Sen. Dick Durbin (D-Ill.), the second-ranking Democrat in the Senate, requested the meeting on Oct. 23, along with other Democrats. A public letter last week announcing a hold on four Interior Department nominees prompted Zinke to respond and schedule the meeting, Durbin’s press secretary, Emily Hampsten, said on Tuesday.
“First, what is his legal basis for believing that this president should change the designation of national monuments in the Antiquities Act?” Durbin said Tuesday in a brief interview. “Hope that he’ll tell us, I don’t think there is a legal basis for it.”
The meeting is scheduled for 3 p.m. in Durbin’s office, according to Ben Marter, Durbin’s communications director. The Interior Department did not respond to a request for comment.
The Antiquities Act allows the president to set aside land for conservation as a national monument, and Trump requested a review of the law in April to consider changing recent designations to open up more areas for energy development.
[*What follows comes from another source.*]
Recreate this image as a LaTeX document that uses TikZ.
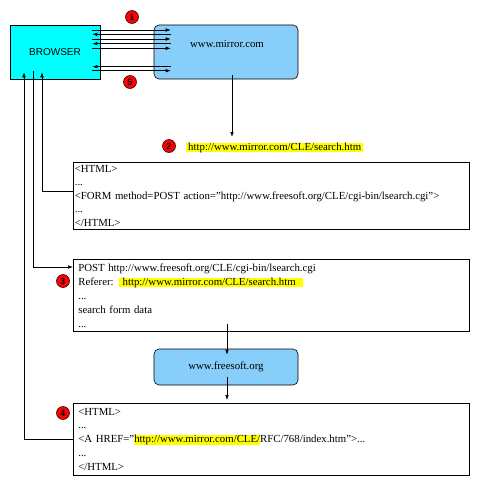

Some state officials and Republican lawmakers are also in favor of greater access to mining and oil and gas production on land that no longer has the status of a monument.
But critics of the review say the Antiquities Act gives the president the right to create monuments, not roll back portions of them. Some advocates warned that they’ll file a lawsuit in response to attempts to reduce monuments, and they’ve objected to what they consider a lack of transparency in the review process.
Zinke issued recommendations to Trump on Aug. 24 after wrapping up a 120-day review of 27 land and marine national monuments, but the White House has not released them publicly. Zinke’s recommendations include shrinking as many as six national monuments and making management changes at six others, according to a memorandum obtained by The Washington Post.
The Bears Ears National Monument — 1.4 million acres in Utah containing historic and prehistoric landmarks which former President Barack Obama designated in December — would be greatly reduced under Zinke’s recommendations, Zinke told The Salt Lake Tribune in an interview Monday.
Durbin said he believes the president’s decision on the boundaries of national monuments is expected soon.
“That’s why we were anxious to get this meeting scheduled as quickly as possible,” Durbin said. He could not confirm the other attendees of the meeting but said many members were invited.
Other Senate Democrats who had expressed concerns about the monuments review, including Tammy Duckworth (Ill.) and Cory Booker (N.J.), did not immediately respond to requests for comment. Sen. Tom Udall (N.M.) will attend the meeting, according to his communications director, Jennifer Talhelm.
Sen. Tammy Baldwin (D-Wis.), who signed a letter to Zinke on this issue, was not invited to the meeting, according to a Senate Democratic aide.
Zinke last week accused Democrats of holding Interior nominees hostage. Trump’s picks for positions including solicitor and an assistant secretary are awaiting Senate confirmation votes. Congress has confirmed three of the seven positions Trump has nominated for the Interior Department.